A 50-year-old couch potato registers a peak MET level of 5 or 6 (you can check your METs here, if you’re curious), so I figure my basic fitness regimen would put me in the 8-to-10 range, among the more active oldsters. (Kokkinos notes that endurance runners and cyclists can have METs in the 20s, so I can’t be too smug.) No matter where you fall on this fitness continuum, remember this: All it takes to raise your MET levels when you hit middle age is a little more moderate exercise. Even a brisk walk around the block can make a difference, if done regularly.

I can feel my blood pressure dropping already.

Smugness and Denial

Last week, I received the results of my annual health check-up, a ritual that elicits a wondrous combination of smugness and denial. My score this year was 84 out of 100, down from 92 last year, but still not bad for a geezer whose butt spends a good portion of each day plastered in a chair.

The nice thing about these snapshots is that you can pretty much translate the results any way you like: blood pressure of 148/88? White-coat syndrome. Glucose reading of 107? Way below a high-risk level (126). Cholesterol at 269? Doesn’t mean a thing, since it’s the ratio of total cholesterol to “good” cholesterol that matters and at 3.2:1, mine is way under the 4.4:1 considered low risk for heart disease. And would you look at that Triglyserides number? Anything under 149 is considered low risk and I’m sitting here at 55, which is slightly lower than my resting heart rate (58), which along with my body-fat percentage (23.0) can only mean that I am, given my age, pretty much a freak of nature.

Gotta feel good about that.

The report is always accompanied by a call from a wellness coach, who is ready to help you address any problem areas that may have emerged. They ask you what you tend to eat during a typical day and how much exercise you get, so there is a completely understandable inclination to slightly embellish your description of reality. It’s just human nature; folks want to represent themselves in a positive light. Who’s going to tell a health coach that their favorite meal is a bag of Doritos washed down with a couple of Budweisers?

So, when my coach asked me about a typical day in the life of the plate in front of me, I talked up my yogurt and fruit breakfasts and mostly skipped over those Chipotle lunches and pizza dinners. I described in probably more detail than was necessary my 20-year meditation practice, my morning bodyweight/kettlebell workout, and the daily bicycle commute up that nasty hill on the other side of the river. Oh, and did I mention the weekly yoga class, my basketball league and tennis bouts with a certified USTA player (the formidable Baseline Machine)?

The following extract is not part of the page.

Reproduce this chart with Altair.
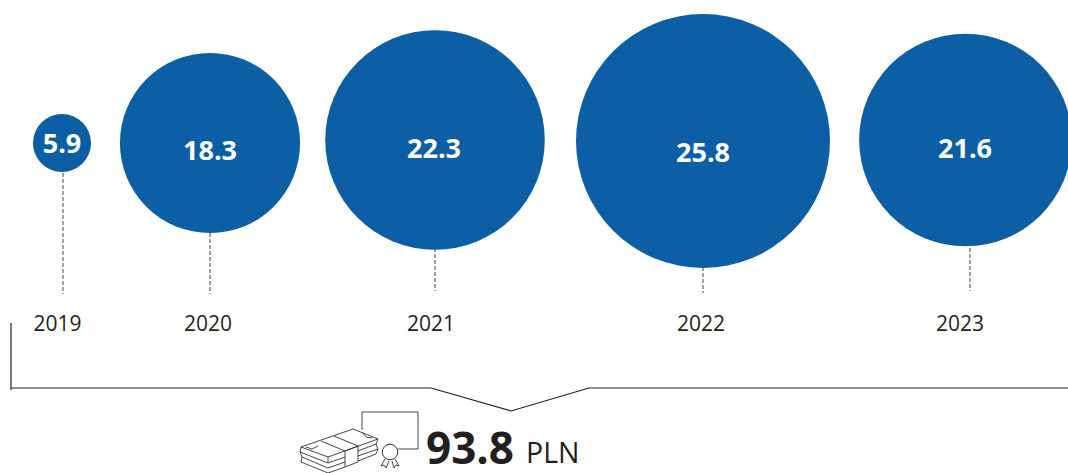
import altair as alt
import pandas as pd

# Yearly amounts and their labels
years = ["2019", "2020", "2021", "2022", "2023"]
amounts = [5.9, 18.3, 22.3, 25.8, 21.6]
amount_labels = ["5.9", "18.3", "22.3", "25.8", "21.6"]

# Horizontal layout of the timeline
centres = [62, 210, 435, 703, 965.5]
mid_y = [143, 143, 140, 141, 140]
label_x = [62, 210, 434, 703, 965]
label_y = [144.5, 152, 150, 154, 150]
year_x = [57.5, 208, 431, 701, 960]
stem_x = [63, 210, 435, 703, 970]
stem_end = [294, 294, 291, 293, 291]

W, H = 1068, 473
BLUE = "#0c5fa4"
INK = "#231f20"

x = alt.X("x:Q", scale=alt.Scale(domain=[0, W], range=[0, W]), axis=None)
y = alt.Y("y:Q", scale=alt.Scale(domain=[0, H], range=[0, H]), axis=None)

bubbles = pd.DataFrame({"x": centres, "y": mid_y, "amount": amounts})
labels = pd.DataFrame({"x": label_x, "y": label_y, "text": amount_labels})
year_df = pd.DataFrame({"x": year_x, "y": [325] * 5, "text": years})
stems = pd.DataFrame({"x": stem_x, "y": mid_y, "y2": stem_end})

stem_layer = alt.Chart(stems).mark_rule(
    color="#444444", strokeWidth=1, strokeDash=[4, 2]
).encode(x=x, y=y, y2="y2:Q")

# Circle diameter grows linearly with the amount
bubble_layer = alt.Chart(bubbles).mark_circle(opacity=1, color=BLUE).encode(
    x=x,
    y=y,
    size=alt.Size(
        "amount:Q",
        legend=None,
        scale=alt.Scale(type="pow", exponent=2, domain=[0, 25.8], range=[0, 64516]),
    ),
)

label_layer = alt.Chart(labels).mark_text(
    font="Open Sans", fontSize=27, fontWeight="bold", color="white"
).encode(x=x, y=y, text="text:N")

year_layer = alt.Chart(year_df).mark_text(
    font="Open Sans", fontSize=21, color=INK
).encode(x=x, y=y, text="text:N")


def polyline(points, group):
    return [{"x": px, "y": py, "o": i, "g": group} for i, (px, py) in enumerate(points)]


def lines(rows, width, color):
    return alt.Chart(pd.DataFrame(rows)).mark_line(
        color=color, strokeWidth=width, strokeJoin="miter"
    ).encode(x=x, y=y, order="o:Q", detail="g:N")


bracket = lines(
    polyline([(11, 323), (11, 390)], "a")
    + polyline([(11, 388), (431, 388), (511, 411), (589, 388), (1068, 388)], "b"),
    1.2,
    INK,
)

# Banknote stack with a certificate behind it
icon_rows = (
    polyline([(362, 430), (362, 412), (418, 412), (418, 449), (398, 449)], "cert")
    + polyline([(301, 447), (353, 429), (378, 439), (328, 457), (301, 447)], "top")
    + polyline([(321, 441), (345, 451), (345, 467), (358, 462), (358, 446), (334, 436)], "band")
    + polyline([(345, 451), (358, 446)], "bandfront")
    + polyline([(306, 447), (312, 449), (318, 446)], "mark1")
    + polyline([(362, 432), (366, 437), (372, 438)], "mark2")
    + polyline([(301, 447), (300, 452), (328, 463), (345, 457)], "s1")
    + polyline([(300, 452), (302, 457), (328, 468), (345, 462)], "s2")
    + polyline([(302, 457), (301, 462), (328, 473), (345, 467)], "s3")
    + polyline([(328, 457), (328, 463)], "edge")
    + polyline([(378, 439), (376, 444), (358, 451)], "s4")
    + polyline([(376, 444), (378, 449), (358, 456)], "s5")
    + polyline([(378, 449), (376, 454), (358, 461)], "s6")
    + polyline([(385, 459), (381, 466), (384, 465), (386, 468), (389, 461)], "rib1")
    + polyline([(392, 461), (394, 468), (396, 465), (399, 466), (395, 459)], "rib2")
)
icon = lines(icon_rows, 0.9, "#333333")

seal = alt.Chart(pd.DataFrame({"x": [390], "y": [452]})).mark_point(
    filled=False, color="#333333", size=240, strokeWidth=1, opacity=1
).encode(x=x, y=y)

total = alt.Chart(pd.DataFrame({"x": [426], "y": [464], "text": ["93.8"]})).mark_text(
    font="Open Sans", fontSize=44, fontWeight="bold", color=INK, align="left", baseline="alphabetic"
).encode(x=x, y=y, text="text:N")

unit = alt.Chart(pd.DataFrame({"x": [526], "y": [463], "text": ["PLN"]})).mark_text(
    font="Open Sans", fontSize=28.5, color=INK, align="left", baseline="alphabetic"
).encode(x=x, y=y, text="text:N")

chart = (
    alt.layer(stem_layer, bubble_layer, label_layer, year_layer, bracket, icon, seal, total, unit)
    .resolve_scale(size="independent")
    .properties(width=W, height=H, padding=0, autosize=alt.AutoSizeParams(type="none"))
    .configure(background="white", view=alt.ViewConfig(stroke="transparent"))
)

chart.save("out.html", embed_options={"renderer": "svg", "actions": False})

“Sounds like you’re doing an awesome job,” he replied, before I began back-pedaling, admitting that I try to get that morning meditation/workout in at least three times a week, the bike ride is really only about a mile, and I’m lucky if I make it to yoga three times in a month. TBM is actually a USTA player, but her serve is nothing to crow about.

“Awesome,” he reiterated, which for a brief moment made me feel like I should maybe be more forthcoming about my blood pressure and alcohol consumption, but the feeling quickly passed.